Transitional arrangements will apply to non-UK domiciled individuals who will be affected by the announced changes.

These include:

  • A temporary 50% reduction in foreign income subject to tax in 2025–26 for non-UK domiciled individuals who will lose access to the remittance basis on 6 April 2025 but are not eligible for the new regime. This one-year reduction only applies to foreign income, it will not apply to chargeable gains.
  • Rebasing of capital assets to 5 April 2019 for disposals after 6 April 2025 for current non-UK domiciled individuals who have claimed the remittance basis (this rebasing will be subject to conditions that have yet to be announced).
  • A new Temporary Repatriation Facility for 2025–26 and 2026–27 which will allow non-UK domiciled individuals to remit foreign income and gains that arose before 6 April 2025 at a rate of 12% along with the relaxation of mixed fund ordering rules to make it easier for individuals to tax advantage of the facility.

Trust protections

The Government has also announced that from 6 April 2025, the protection from tax on foreign income and gains arising within settlor-interested trust structures will no longer be available for non-UK domiciled individuals who do not qualify for the new regime.

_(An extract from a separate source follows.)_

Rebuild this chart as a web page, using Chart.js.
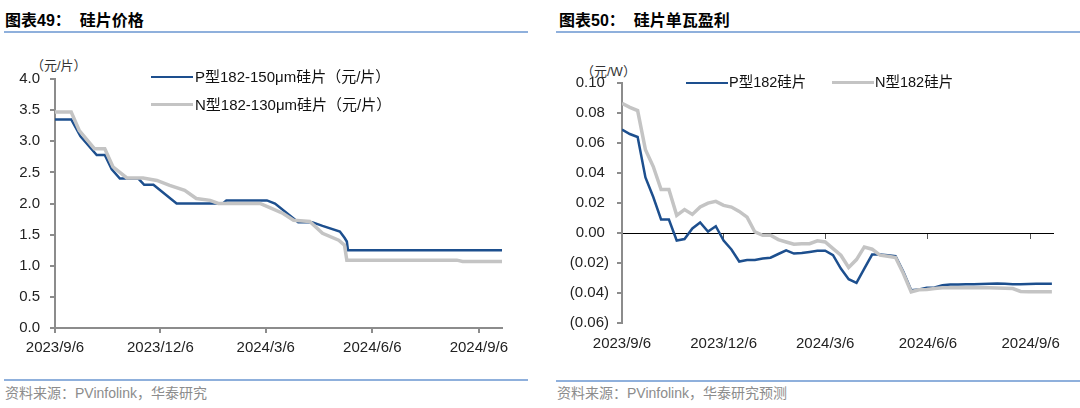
<!DOCTYPE html>
<html lang="zh">
<head>
  <meta charset="UTF-8" />
  <title>硅片价格 / 硅片单瓦盈利</title>
  <script src="https://cdn.jsdelivr.net/npm/chart.js"></script>
  <style>
    body { margin: 0; width: 1080px; height: 408px; position: relative; background: #fff;
           font-family: "Liberation Sans", "Noto Sans CJK SC", sans-serif; color: #000; overflow: hidden; }
    .abs { position: absolute; white-space: pre; line-height: 1; }
    .title { font-size: 16px; font-weight: bold; }
    .rule { position: absolute; height: 0; border-top: 2px solid #8fb0dc; }
    .unit { font-size: 13px; color: #333; }
    .src { font-size: 14px; color: #8c8c8c; }
    .leg { font-size: 15px; color: #111; }
    .swatch { position: absolute; height: 0; width: 42px; }
    .box { position: absolute; }
  </style>
</head>
<body>
  <!-- left: 硅片价格 -->
  <div class="abs title" style="left:5px; top:13px;">图表49：  硅片价格</div>
  <div class="rule" style="left:4px; width:524px; top:31px;"></div>
  <div class="abs unit" style="left:31px; top:59px;">（元/片）</div>
  <div class="box" style="left:0; top:60px; width:530px; height:310px;"><canvas id="priceChart"></canvas></div>
  <div class="swatch" style="left:151px; top:76px; border-top:2.5px solid #1d4f8e;"></div>
  <div class="abs leg" style="left:195px; top:69px;">P型182-150μm硅片（元/片）</div>
  <div class="swatch" style="left:151px; top:103px; border-top:3.5px solid #c4c4c4;"></div>
  <div class="abs leg" style="left:195px; top:97px;">N型182-130μm硅片（元/片）</div>
  <div class="rule" style="left:4px; width:524px; top:379px;"></div>
  <div class="abs src" style="left:5px; top:386px;">资料来源：PVinfolink，华泰研究</div>

  <!-- right: 硅片单瓦盈利 -->
  <div class="abs title" style="left:559px; top:13px;">图表50：  硅片单瓦盈利</div>
  <div class="rule" style="left:556px; width:524px; top:31px;"></div>
  <div class="abs unit" style="left:581px; top:65px;">（元/W）</div>
  <div class="box" style="left:540px; top:60px; width:540px; height:310px;"><canvas id="profitChart"></canvas></div>
  <div class="swatch" style="left:686px; top:82px; border-top:2.5px solid #1d4f8e;"></div>
  <div class="abs leg" style="left:729px; top:75px; font-size:14.5px;">P型182硅片</div>
  <div class="swatch" style="left:832px; top:81px; border-top:3.5px solid #c4c4c4;"></div>
  <div class="abs leg" style="left:875px; top:75px; font-size:14.5px;">N型182硅片</div>
  <div class="rule" style="left:556px; width:524px; top:380px;"></div>
  <div class="abs src" style="left:557px; top:386px;">资料来源：PVinfolink，华泰研究预测</div>

  <script>
    // x positions are days counted from 2023/9/6
    const tickDays = [0, 91, 182, 274, 366];
    const tickLabels = ['2023/9/6', '2023/12/6', '2024/3/6', '2024/6/6', '2024/9/6'];
    const lastDay = 386;

    // 硅片价格 (元/片)
    const pPriceDays = [0, 14, 22, 36, 43, 49, 56, 72, 77, 85, 105, 145, 148, 183, 190, 206, 210, 222, 231, 246, 250, 252, 253, 386];
    const pPrice = [3.35, 3.35, 3.08, 2.78, 2.78, 2.55, 2.40, 2.40, 2.30, 2.30, 2.00, 2.00, 2.05, 2.05, 2.00, 1.76, 1.70, 1.70, 1.64, 1.55, 1.45, 1.39, 1.25, 1.25];
    const nPriceDays = [0, 14, 21, 34, 43, 50, 62, 76, 88, 99, 112, 122, 134, 141, 177, 186, 197, 206, 220, 231, 245, 250, 252, 347, 352, 386];
    const nPrice = [3.47, 3.47, 3.17, 2.88, 2.88, 2.59, 2.41, 2.41, 2.37, 2.29, 2.21, 2.08, 2.05, 2.00, 2.00, 1.93, 1.84, 1.73, 1.71, 1.52, 1.41, 1.33, 1.09, 1.09, 1.07, 1.07];

    // 硅片单瓦盈利 (元/W), weekly
    const profitDays = [0, 7, 14, 21, 28, 35, 42, 49, 56, 63, 70, 77, 84, 91, 98, 105, 112, 119, 126, 133, 140, 147, 154, 161, 168, 175,
      182, 189, 196, 203, 210, 217, 224, 231, 238, 245, 252, 259, 266, 273, 280, 287, 294, 301, 308, 315, 322, 329, 336, 343, 350, 357, 364, 371, 378, 385];
    const pProfit = [0.069, 0.066, 0.064, 0.037, 0.024, 0.009, 0.009, -0.005, -0.004, 0.003, 0.007, 0.001, 0.0045, -0.005, -0.011, -0.019,
      -0.018, -0.018, -0.017, -0.0165, -0.014, -0.0115, -0.0137, -0.0133, -0.0126, -0.0118,
      -0.0118, -0.0148, -0.0237, -0.0308, -0.0332, -0.0237, -0.0144, -0.0144, -0.0148, -0.0155, -0.0259, -0.0381, -0.0376, -0.0365, -0.0363, -0.0348,
      -0.0344, -0.0343, -0.0342, -0.0341, -0.034, -0.0339, -0.0337, -0.0338, -0.0341, -0.0341, -0.034, -0.0339, -0.0339, -0.0339];
    const nProfit = [0.0864, 0.0838, 0.0816, 0.0555, 0.0443, 0.029, 0.029, 0.0118, 0.0156, 0.0124, 0.0173, 0.0199, 0.0211, 0.0184, 0.0173, 0.0144,
      0.0106, 0.0007, -0.0015, -0.0015, -0.0044, -0.006, -0.0075, -0.0071, -0.0071, -0.0052,
      -0.006, -0.0104, -0.0148, -0.023, -0.0177, -0.0093, -0.0108, -0.0148, -0.0155, -0.0164, -0.027, -0.0392, -0.0378, -0.0376, -0.037, -0.0365,
      -0.0365, -0.0365, -0.0365, -0.0365, -0.0365, -0.0365, -0.0366, -0.0368, -0.037, -0.039, -0.0392, -0.0392, -0.0392, -0.0392];

    const blue = '#1d4f8e';
    const grey = '#c4c4c4';
    const axisGrey = '#8c8c8c';
    const tickFont = { family: 'Liberation Sans', size: 15 };

    const pts = (xs, ys) => xs.map((x, i) => ({ x, y: ys[i] }));
    const setTicks = s => { s.ticks = tickDays.map(v => ({ value: v })); };
    const dayLabel = v => tickLabels[tickDays.indexOf(v)] ?? '';

    Chart.defaults.animation = false;
    Chart.defaults.color = '#222';

    new Chart(document.getElementById('priceChart'), {
      type: 'line',
      data: {
        datasets: [
          { data: pts(nPriceDays, nPrice), borderColor: grey, borderWidth: 3.5, pointRadius: 0, order: 0 },
          { data: pts(pPriceDays, pPrice), borderColor: blue, borderWidth: 2.5, pointRadius: 0, order: 1 }
        ]
      },
      options: {
        responsive: true, maintainAspectRatio: false,
        layout: { padding: { top: 18, right: 28, left: 0, bottom: 0 } },
        plugins: { legend: { display: false }, tooltip: { enabled: false } },
        scales: {
          x: {
            type: 'linear', min: 0, max: lastDay,
            afterBuildTicks: setTicks,
            afterFit: s => { s.height = 42; },
            border: { color: axisGrey, width: 2 },
            grid: { drawOnChartArea: false, tickLength: 5, color: axisGrey, lineWidth: 2 },
            ticks: { callback: dayLabel, font: tickFont, padding: 6, maxRotation: 0, autoSkip: false }
          },
          y: {
            min: 0, max: 4,
            afterFit: s => { s.width = 55; },
            border: { color: axisGrey, width: 2 },
            grid: { drawOnChartArea: false, tickLength: 5, color: axisGrey, lineWidth: 2 },
            ticks: { stepSize: 0.5, callback: v => v.toFixed(1), font: tickFont, padding: 10 }
          }
        }
      }
    });

    new Chart(document.getElementById('profitChart'), {
      type: 'line',
      data: {
        datasets: [
          { data: pts(profitDays, nProfit), borderColor: grey, borderWidth: 3.5, pointRadius: 0, order: 0 },
          { data: pts(profitDays, pProfit), borderColor: blue, borderWidth: 2.5, pointRadius: 0, order: 1 }
        ]
      },
      options: {
        responsive: true, maintainAspectRatio: false,
        layout: { padding: { top: 23, right: 27, left: 0, bottom: 0 } },
        plugins: { legend: { display: false }, tooltip: { enabled: false } },
        scales: {
          x: {
            type: 'linear', min: 0, max: lastDay,
            afterBuildTicks: setTicks,
            afterFit: s => { s.height = 47; },
            border: { display: false },
            grid: { display: false, drawTicks: false },
            ticks: { callback: dayLabel, font: tickFont, padding: 12, maxRotation: 0, autoSkip: false }
          },
          x2: {
            type: 'linear', min: 0, max: lastDay,
            position: { y: 0 },
            afterBuildTicks: setTicks,
            border: { color: '#000', width: 1 },
            grid: { drawOnChartArea: false, tickLength: 5, color: '#555', lineWidth: 1 },
            ticks: { display: false }
          },
          y: {
            min: -0.06, max: 0.10,
            afterFit: s => { s.width = 82; },
            border: { color: axisGrey, width: 2 },
            grid: { drawOnChartArea: false, tickLength: 5, color: axisGrey, lineWidth: 2 },
            ticks: {
              stepSize: 0.02, font: tickFont, padding: 8,
              callback: v => {
                const r = Math.round(v * 100) / 100;
                return r < 0 ? '(' + Math.abs(r).toFixed(2) + ')' : r.toFixed(2) + ' ';
              }
            }
          }
        }
      }
    });
  </script>
</body>
</html>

Any foreign income and gains arising in the trust from 6 April 2025 will therefore be taxed on the settlor on the same basis as UK domiciled settlors at present, unless the settlor is eligible for the new regime.

Also, from 6 April 2025, the matching of pre-6 April 2025 foreign income and gains will continue but UK resident, non-UK domiciled individuals will no longer be entitled to the remittance basis in respect of worldwide trust distributions.

Beneficiaries and settlors who are within the new regime will be able to receive benefits from 6 April 2025 free from any UK tax charges whether or not the benefits are received in the UK. However, such benefits are not matched to trust income and gains and will be subject to a modified onwards gift rule.

As more detail is released, we will provide more information, however for those who impacted by the changes, decisions will need to be taken re: changing investment structures and how assets are held etc.